- Born: 1950 Naples, Italy
- Died: 21 May 1983 (aged 32–33) Milan, Italy
- Occupations: Composer and musician

= Luciano Cilio =

Italian composer and musician

Luciano Cilio (1950 – 21 May 1983) was an Italian composer and musician.

Born in Naples, Cilio was trained in both architecture and music. In the early 1970s, he became involved with Italy’s progressive rock and experimental theater scenes. He collaborated with musicians such as Alan Sorrenti and Shawn Phillips.

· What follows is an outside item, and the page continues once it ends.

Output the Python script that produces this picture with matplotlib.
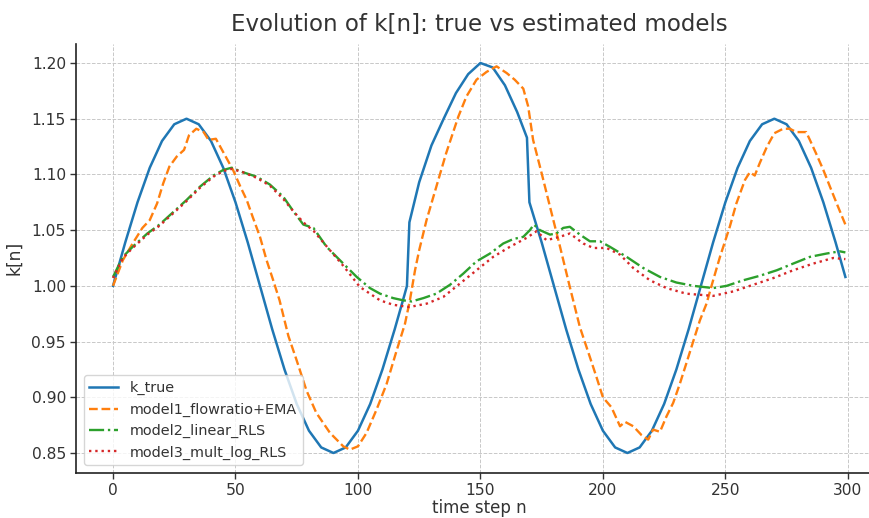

Cilio recorded and released an album of minimalist music, Dialoghi del presente, in 1977. The album is organized as a suite of four movements plus an interlude, and uses instruments such as acoustic guitar, mandolin, strings, piano, woodwinds, voice, and percussion. An expanded version of the album, entitled Dell'Universo Assente was released in 2004, performed by Girolamo De Simone and featuring liner notes by Jim O’Rourke. O'Rourke cites De Simone as responsible for rediscovering Cilio's work, and draws comparisons to artists such as Nick Drake, Bill Fay, This Heat, Popol Vuh, and Arvo Pärt.

One of his pieces, "Della Conoscenza", is featured on No. 18 of The Wire magazine's long-running series of CD compilations The Wire Tapper.

He died in Milan by his own hand at the age of 33.